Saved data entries
»»

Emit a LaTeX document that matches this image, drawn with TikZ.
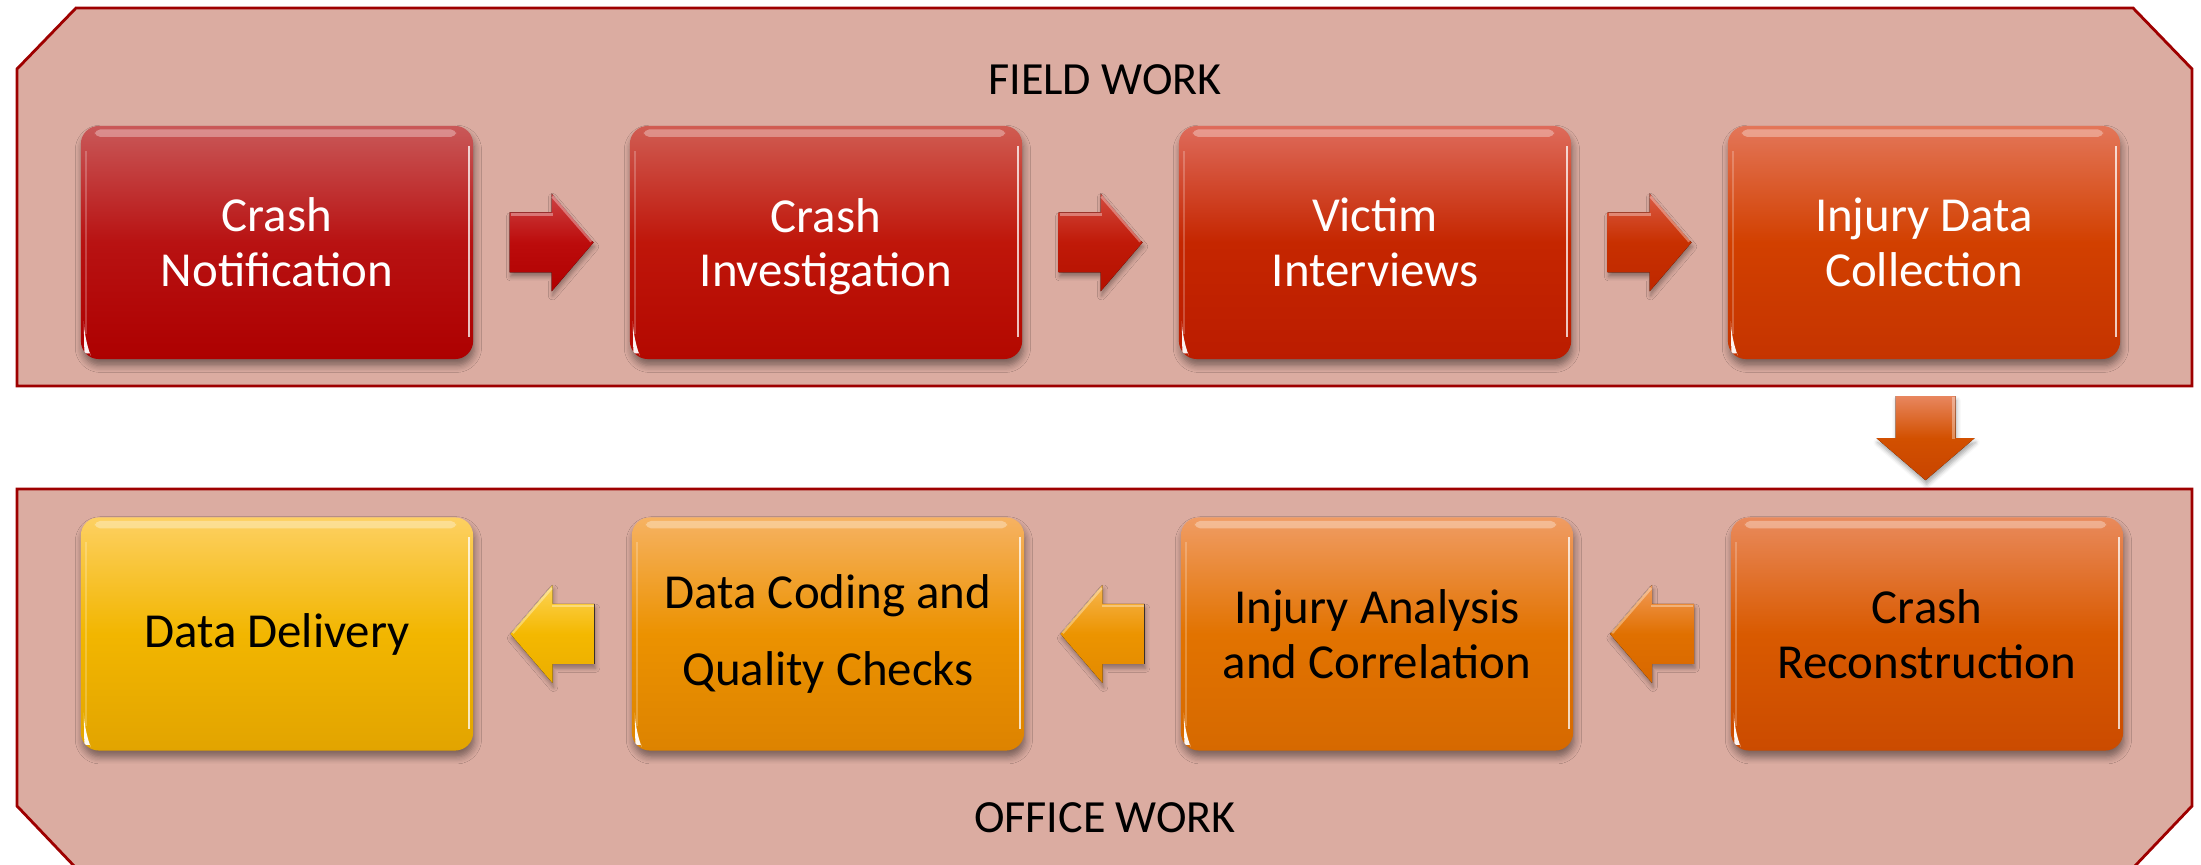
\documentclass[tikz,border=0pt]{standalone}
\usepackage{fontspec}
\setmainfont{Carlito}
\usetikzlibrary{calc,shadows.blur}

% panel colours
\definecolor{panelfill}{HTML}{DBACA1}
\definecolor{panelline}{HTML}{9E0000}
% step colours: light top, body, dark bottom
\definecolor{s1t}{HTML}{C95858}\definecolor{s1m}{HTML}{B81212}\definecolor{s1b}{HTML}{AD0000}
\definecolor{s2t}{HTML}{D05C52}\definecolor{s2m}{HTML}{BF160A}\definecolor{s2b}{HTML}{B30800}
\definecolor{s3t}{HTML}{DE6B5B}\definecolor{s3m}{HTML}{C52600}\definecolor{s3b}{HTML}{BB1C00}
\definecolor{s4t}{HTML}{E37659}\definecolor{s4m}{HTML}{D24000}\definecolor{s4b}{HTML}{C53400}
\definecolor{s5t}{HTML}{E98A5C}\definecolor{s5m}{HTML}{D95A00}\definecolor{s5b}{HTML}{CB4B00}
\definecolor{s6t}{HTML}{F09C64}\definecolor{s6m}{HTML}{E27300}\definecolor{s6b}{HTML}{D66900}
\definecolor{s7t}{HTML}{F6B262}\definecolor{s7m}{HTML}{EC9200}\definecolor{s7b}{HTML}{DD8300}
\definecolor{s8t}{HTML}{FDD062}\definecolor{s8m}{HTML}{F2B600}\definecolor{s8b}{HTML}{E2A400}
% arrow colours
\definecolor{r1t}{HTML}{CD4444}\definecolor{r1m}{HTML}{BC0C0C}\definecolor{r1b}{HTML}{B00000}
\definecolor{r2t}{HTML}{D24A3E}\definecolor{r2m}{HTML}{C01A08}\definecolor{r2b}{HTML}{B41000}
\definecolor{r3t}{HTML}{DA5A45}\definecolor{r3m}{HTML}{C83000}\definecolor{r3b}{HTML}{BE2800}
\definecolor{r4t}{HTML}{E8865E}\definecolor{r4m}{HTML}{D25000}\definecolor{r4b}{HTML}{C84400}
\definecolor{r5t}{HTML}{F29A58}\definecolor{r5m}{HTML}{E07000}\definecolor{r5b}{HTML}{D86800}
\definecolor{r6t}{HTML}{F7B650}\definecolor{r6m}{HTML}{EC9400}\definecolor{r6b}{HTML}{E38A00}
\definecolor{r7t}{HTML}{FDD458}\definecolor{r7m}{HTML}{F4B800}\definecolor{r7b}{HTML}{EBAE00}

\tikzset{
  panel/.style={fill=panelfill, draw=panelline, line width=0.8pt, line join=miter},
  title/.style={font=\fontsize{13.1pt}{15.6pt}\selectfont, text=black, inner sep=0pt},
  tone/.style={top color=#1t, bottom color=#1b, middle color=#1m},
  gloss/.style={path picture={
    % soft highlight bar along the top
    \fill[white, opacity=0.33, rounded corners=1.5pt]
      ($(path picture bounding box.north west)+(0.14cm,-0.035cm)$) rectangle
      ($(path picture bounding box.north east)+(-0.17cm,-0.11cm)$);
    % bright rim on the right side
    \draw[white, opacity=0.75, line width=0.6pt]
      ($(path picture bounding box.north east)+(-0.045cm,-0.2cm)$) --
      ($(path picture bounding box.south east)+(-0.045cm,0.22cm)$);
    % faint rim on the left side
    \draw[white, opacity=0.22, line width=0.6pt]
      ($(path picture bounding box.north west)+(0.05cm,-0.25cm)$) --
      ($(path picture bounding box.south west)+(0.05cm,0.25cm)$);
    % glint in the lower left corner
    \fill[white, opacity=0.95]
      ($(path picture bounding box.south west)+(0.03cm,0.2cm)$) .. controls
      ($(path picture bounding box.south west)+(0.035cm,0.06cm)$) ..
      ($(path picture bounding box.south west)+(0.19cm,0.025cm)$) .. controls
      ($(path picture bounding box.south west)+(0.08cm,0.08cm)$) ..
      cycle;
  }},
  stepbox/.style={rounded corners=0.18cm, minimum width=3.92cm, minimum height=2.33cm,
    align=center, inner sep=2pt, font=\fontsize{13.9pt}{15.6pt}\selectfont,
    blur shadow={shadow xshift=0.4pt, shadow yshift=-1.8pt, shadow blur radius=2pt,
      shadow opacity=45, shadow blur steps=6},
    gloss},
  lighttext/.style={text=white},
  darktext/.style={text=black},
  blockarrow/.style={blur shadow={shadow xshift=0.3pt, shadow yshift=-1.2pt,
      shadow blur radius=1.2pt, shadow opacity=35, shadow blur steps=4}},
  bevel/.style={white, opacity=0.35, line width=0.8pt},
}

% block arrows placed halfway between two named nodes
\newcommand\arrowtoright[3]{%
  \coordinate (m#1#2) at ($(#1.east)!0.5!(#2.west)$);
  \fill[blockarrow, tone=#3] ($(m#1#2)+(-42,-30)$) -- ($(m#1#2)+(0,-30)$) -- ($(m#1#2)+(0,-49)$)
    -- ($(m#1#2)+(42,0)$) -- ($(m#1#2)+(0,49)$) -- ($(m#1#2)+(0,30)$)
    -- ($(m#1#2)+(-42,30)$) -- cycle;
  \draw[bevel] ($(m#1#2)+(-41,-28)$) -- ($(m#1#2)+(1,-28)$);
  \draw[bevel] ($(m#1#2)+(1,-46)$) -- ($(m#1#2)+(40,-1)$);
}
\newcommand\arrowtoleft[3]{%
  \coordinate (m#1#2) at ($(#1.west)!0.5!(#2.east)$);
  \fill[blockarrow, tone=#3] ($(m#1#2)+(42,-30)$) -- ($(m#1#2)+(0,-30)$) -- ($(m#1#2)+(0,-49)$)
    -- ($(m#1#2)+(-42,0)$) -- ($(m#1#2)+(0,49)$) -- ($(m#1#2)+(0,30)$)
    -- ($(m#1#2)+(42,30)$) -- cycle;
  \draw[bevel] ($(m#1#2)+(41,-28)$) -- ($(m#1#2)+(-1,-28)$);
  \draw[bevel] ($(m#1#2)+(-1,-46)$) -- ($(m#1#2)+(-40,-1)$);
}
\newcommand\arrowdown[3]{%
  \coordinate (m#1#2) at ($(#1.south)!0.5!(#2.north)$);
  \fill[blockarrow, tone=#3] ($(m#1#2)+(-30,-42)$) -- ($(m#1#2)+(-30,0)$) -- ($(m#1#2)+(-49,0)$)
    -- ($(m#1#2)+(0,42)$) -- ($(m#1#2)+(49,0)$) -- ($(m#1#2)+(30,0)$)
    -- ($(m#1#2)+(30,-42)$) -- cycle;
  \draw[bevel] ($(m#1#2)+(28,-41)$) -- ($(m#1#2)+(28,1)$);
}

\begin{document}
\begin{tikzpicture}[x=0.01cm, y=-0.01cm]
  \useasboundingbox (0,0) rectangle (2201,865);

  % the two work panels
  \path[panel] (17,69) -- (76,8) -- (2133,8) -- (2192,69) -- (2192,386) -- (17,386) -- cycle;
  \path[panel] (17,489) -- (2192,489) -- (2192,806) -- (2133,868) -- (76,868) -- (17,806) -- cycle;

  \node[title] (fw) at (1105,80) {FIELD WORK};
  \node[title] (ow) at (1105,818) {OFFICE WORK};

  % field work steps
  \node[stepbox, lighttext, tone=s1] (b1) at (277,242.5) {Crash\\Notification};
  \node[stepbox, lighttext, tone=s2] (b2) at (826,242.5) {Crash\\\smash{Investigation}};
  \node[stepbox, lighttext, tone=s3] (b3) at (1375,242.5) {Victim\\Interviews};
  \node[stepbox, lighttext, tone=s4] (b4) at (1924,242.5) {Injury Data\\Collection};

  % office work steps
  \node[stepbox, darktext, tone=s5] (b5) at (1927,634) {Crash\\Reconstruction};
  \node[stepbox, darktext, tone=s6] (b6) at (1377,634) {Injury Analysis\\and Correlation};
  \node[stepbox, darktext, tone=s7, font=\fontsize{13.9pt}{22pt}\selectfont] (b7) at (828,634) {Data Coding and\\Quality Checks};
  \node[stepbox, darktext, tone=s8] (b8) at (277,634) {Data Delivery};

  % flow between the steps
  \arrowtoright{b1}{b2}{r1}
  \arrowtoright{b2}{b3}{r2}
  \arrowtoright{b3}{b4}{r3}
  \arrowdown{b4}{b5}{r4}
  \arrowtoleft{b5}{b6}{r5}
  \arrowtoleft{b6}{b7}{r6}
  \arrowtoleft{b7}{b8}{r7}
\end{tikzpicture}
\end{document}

««
»»

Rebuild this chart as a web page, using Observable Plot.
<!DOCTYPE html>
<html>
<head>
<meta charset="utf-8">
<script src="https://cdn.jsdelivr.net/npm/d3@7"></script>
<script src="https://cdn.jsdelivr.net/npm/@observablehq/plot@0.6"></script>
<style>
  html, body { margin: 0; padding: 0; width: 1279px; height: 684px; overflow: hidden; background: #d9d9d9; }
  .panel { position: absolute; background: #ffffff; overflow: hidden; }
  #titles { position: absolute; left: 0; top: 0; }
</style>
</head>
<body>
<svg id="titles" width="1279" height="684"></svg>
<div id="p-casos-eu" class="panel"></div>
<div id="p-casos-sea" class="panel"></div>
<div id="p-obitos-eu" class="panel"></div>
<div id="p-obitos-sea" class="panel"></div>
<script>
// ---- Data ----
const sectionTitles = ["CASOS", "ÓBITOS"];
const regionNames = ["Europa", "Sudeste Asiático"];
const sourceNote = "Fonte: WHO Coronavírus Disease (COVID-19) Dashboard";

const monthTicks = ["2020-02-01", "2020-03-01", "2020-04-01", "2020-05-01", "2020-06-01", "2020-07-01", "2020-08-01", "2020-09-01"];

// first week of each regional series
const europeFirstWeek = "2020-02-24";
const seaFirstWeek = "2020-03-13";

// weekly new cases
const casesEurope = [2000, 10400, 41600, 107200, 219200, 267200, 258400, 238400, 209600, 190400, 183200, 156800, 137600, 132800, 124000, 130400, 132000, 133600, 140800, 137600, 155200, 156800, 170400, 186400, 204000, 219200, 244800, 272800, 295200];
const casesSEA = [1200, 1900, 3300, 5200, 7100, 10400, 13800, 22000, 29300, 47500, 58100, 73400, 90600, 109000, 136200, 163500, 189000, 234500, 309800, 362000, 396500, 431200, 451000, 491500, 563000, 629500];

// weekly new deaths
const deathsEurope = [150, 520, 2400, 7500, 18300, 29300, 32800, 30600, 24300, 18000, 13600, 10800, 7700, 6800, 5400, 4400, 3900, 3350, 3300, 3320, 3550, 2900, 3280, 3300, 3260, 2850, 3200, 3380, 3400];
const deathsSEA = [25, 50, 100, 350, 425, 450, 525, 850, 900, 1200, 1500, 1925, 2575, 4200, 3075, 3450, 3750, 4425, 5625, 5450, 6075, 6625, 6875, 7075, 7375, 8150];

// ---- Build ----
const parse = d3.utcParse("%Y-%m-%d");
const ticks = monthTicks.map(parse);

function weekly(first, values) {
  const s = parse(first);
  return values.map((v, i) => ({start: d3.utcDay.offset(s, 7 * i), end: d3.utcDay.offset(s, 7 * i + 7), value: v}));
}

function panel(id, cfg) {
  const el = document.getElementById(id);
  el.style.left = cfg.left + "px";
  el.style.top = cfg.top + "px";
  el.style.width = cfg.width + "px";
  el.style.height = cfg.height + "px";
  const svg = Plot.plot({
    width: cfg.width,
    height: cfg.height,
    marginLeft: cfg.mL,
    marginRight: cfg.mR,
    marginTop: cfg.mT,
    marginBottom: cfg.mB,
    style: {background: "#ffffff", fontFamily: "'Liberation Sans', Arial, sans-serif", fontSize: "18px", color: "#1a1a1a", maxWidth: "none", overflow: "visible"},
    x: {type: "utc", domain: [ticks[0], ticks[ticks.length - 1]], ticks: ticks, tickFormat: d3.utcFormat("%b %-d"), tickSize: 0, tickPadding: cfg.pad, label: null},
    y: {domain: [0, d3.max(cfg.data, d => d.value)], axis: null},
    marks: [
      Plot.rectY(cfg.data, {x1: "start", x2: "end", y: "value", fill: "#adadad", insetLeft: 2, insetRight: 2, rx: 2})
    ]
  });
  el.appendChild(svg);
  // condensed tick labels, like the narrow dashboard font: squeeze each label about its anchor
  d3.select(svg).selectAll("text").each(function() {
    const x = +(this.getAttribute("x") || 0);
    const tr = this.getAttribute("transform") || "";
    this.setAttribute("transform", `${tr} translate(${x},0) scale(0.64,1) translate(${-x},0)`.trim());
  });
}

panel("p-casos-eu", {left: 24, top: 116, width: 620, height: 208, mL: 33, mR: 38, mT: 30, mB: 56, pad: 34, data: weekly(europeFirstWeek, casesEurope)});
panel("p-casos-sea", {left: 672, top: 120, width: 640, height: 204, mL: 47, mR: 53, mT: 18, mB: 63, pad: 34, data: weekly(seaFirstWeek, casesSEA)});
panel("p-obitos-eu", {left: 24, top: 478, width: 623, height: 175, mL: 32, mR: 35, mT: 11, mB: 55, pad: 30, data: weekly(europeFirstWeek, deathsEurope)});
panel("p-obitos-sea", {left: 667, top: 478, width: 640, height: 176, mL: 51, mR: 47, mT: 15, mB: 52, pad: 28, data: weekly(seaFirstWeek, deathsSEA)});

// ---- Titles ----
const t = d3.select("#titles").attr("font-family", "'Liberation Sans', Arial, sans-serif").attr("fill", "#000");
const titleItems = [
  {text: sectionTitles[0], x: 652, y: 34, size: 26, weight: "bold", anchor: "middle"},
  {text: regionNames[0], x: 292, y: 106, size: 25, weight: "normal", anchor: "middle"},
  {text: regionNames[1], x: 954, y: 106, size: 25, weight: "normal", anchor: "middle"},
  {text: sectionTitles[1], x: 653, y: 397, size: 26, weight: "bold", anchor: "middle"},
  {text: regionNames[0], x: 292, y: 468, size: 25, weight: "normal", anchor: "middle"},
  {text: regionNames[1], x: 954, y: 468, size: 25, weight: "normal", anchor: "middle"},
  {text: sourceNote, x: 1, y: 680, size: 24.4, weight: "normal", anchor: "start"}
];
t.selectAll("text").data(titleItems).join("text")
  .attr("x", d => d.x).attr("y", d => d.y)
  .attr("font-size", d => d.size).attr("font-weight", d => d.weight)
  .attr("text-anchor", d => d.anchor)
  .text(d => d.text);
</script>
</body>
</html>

««

#### WORK TO COMPLETE
Return every line above that contains the word "this".

#### TASK OUTPUT
Emit a LaTeX document that matches this image, drawn with TikZ.
Rebuild this chart as a web page, using Observable Plot.
    const x = +(this.getAttribute("x") || 0);
    const tr = this.getAttribute("transform") || "";
    this.setAttribute("transform", `${tr} translate(${x},0) scale(0.64,1) translate(${-x},0)`.trim());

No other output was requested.